Take the lines from the beginning of the material through the line containing "from matplotlib.ticker import" and retype them exactly, leaving the pictures out.

Rows from a dataset of charts and code:
--- begin ---

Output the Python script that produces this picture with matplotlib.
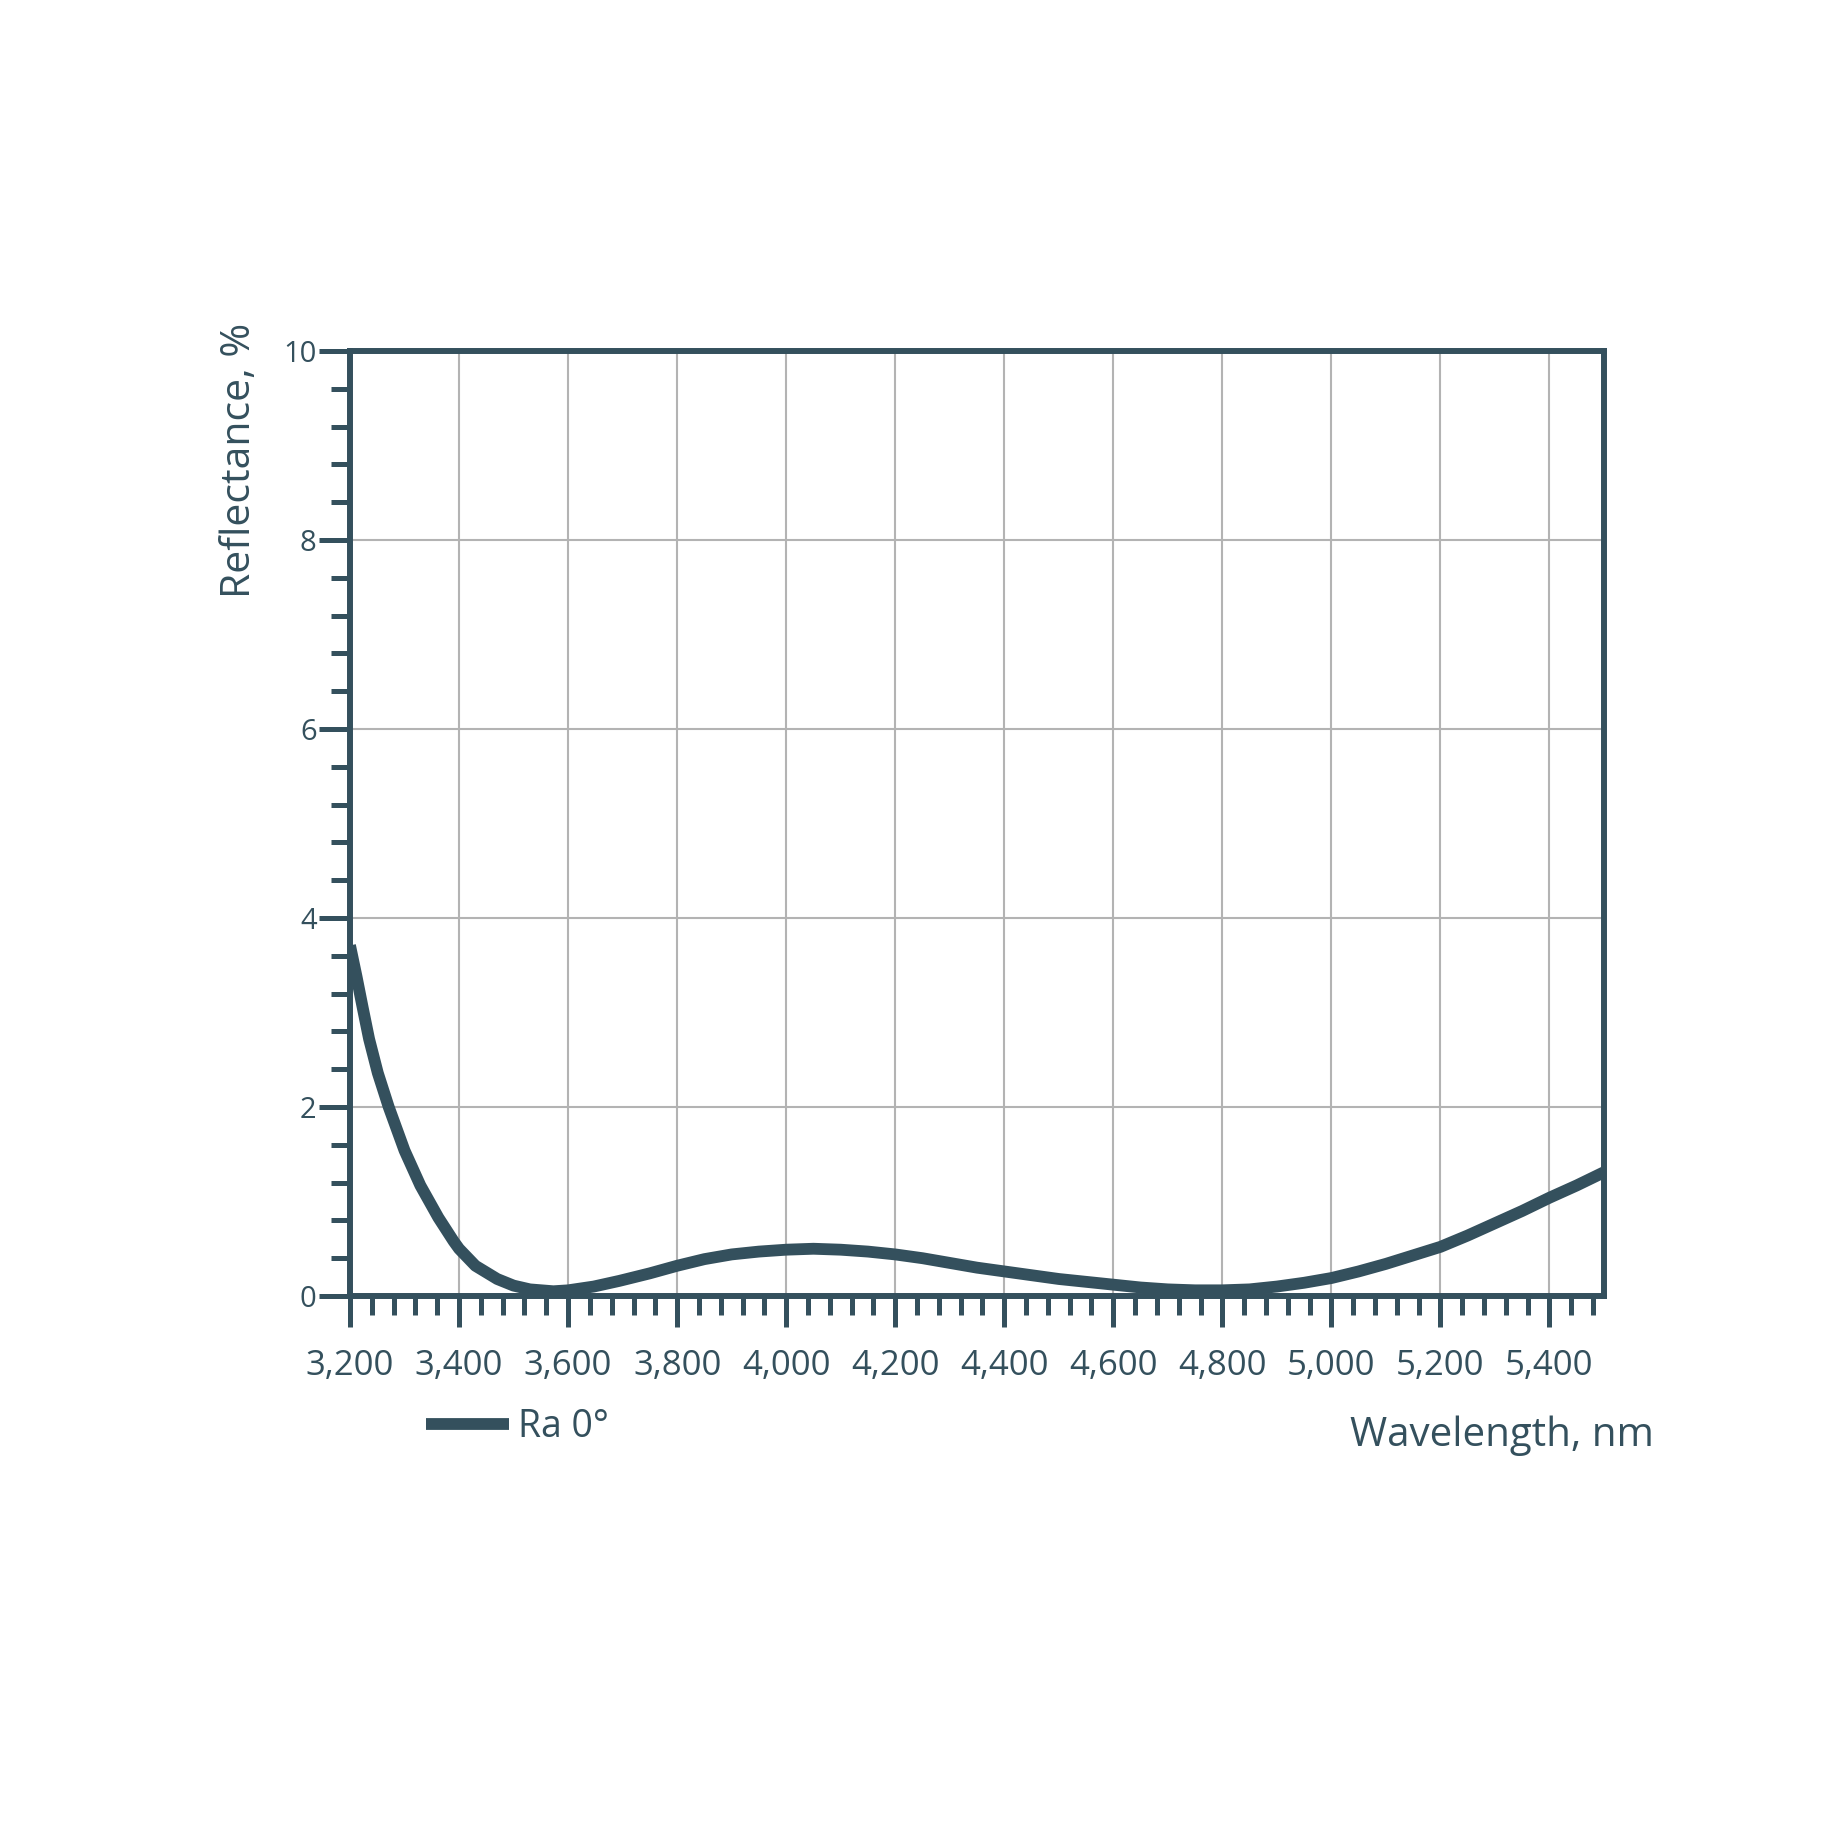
import numpy as np
import matplotlib.pyplot as plt
from matplotlib.ticker import MultipleLocator, FuncFormatter

# Reflectance curve (wavelength in nm, reflectance in %)
wavelength = [3200, 3212, 3223, 3235, 3251, 3271, 3300, 3329, 3362, 3390,
              3400, 3430, 3470, 3500, 3530, 3573, 3600, 3647, 3694, 3750,
              3800, 3850, 3900, 3950, 4000, 4050, 4100, 4150, 4200, 4250,
              4300, 4350, 4400, 4450, 4500, 4550, 4600, 4650, 4700, 4750,
              4800, 4850, 4900, 4950, 5000, 5050, 5100, 5150, 5200, 5250,
              5300, 5350, 5400, 5450, 5500]
reflectance = [3.71, 3.38, 3.06, 2.72, 2.36, 2.00, 1.54, 1.17, 0.83, 0.58,
               0.50, 0.32, 0.18, 0.11, 0.07, 0.05, 0.06, 0.10, 0.16, 0.24,
               0.32, 0.39, 0.44, 0.47, 0.49, 0.50, 0.49, 0.47, 0.44, 0.40,
               0.35, 0.30, 0.26, 0.22, 0.18, 0.15, 0.12, 0.09, 0.07, 0.06,
               0.06, 0.07, 0.10, 0.14, 0.19, 0.26, 0.34, 0.43, 0.52, 0.64,
               0.77, 0.90, 1.04, 1.17, 1.31]
series_label = "Ra 0°"

dark = "#34505d"
plt.rcParams['font.family'] = ['Open Sans', 'DejaVu Sans']

fig = plt.figure(figsize=(18.48, 18.48), dpi=100)
ax = fig.add_axes([350 / 1848, 552 / 1848, 1254 / 1848, 945 / 1848])

ax.plot(wavelength, reflectance, color=dark, lw=8.5, solid_joinstyle='round',
        solid_capstyle='butt', label=series_label, zorder=3)

ax.set_xlim(3200, 5500)
ax.set_ylim(0, 10)
ax.xaxis.set_major_locator(MultipleLocator(200))
ax.xaxis.set_minor_locator(MultipleLocator(40))
ax.yaxis.set_major_locator(MultipleLocator(2))
ax.yaxis.set_minor_locator(MultipleLocator(0.4))
ax.xaxis.set_major_formatter(FuncFormatter(lambda v, p: f"{int(v):,}"))
ax.yaxis.set_major_formatter(FuncFormatter(lambda v, p: f"{int(v)}"))

ax.grid(True, which='major', color='#b3b3b3', lw=1.5, zorder=0)
ax.set_axisbelow(True)

for s in ax.spines.values():
    s.set_color(dark)
    s.set_linewidth(4.3)

ax.tick_params(axis='both', which='major', color=dark, width=3.6, length=22,
               labelcolor=dark)
ax.tick_params(axis='both', which='minor', color=dark, width=3.6, length=14)
ax.tick_params(axis='x', which='major', labelsize=25, pad=16)
ax.tick_params(axis='y', which='major', labelsize=21, pad=2)

ax.text(-0.088, 1.03, "Reflectance, %", transform=ax.transAxes, rotation=90,
        ha='center', va='top', fontsize=29.5, color=dark)
ax.text(1.04, -0.148, "Wavelength, nm", transform=ax.transAxes,
        ha='right', va='center', fontsize=29, color=dark)

leg = fig.legend(loc='center left', bbox_to_anchor=(426 / 1848, 1 - 1427 / 1848),
                 frameon=False, fontsize=27, handlelength=2.2, handletextpad=0.25,
                 borderpad=0, borderaxespad=0, labelcolor=dark)

fig.savefig("out.png", dpi=100, facecolor='white')
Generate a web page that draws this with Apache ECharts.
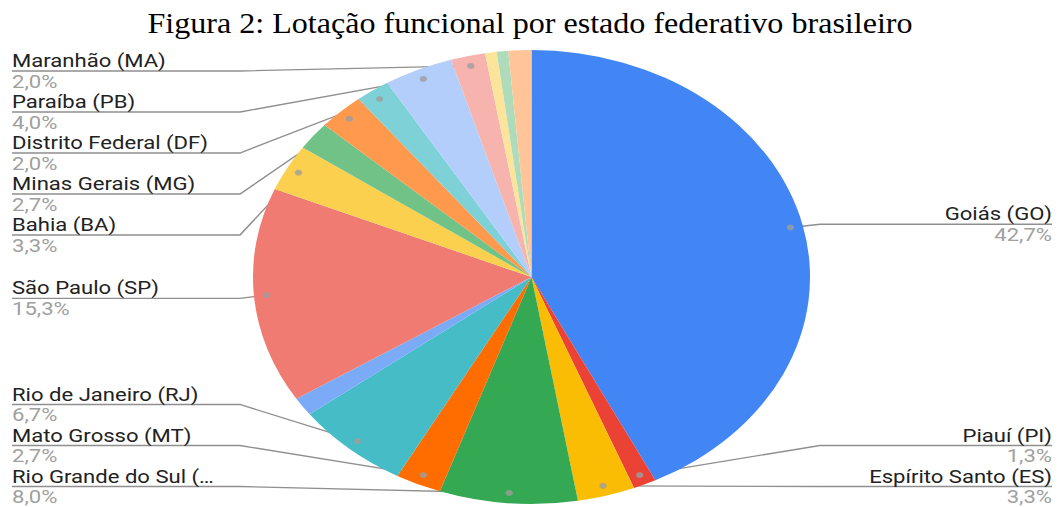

--- end ---

▶ RESULT FOR THIS TASK
Output the Python script that produces this picture with matplotlib.
import numpy as np
import matplotlib.pyplot as plt
from matplotlib.ticker import MultipleLocator, FuncFormatter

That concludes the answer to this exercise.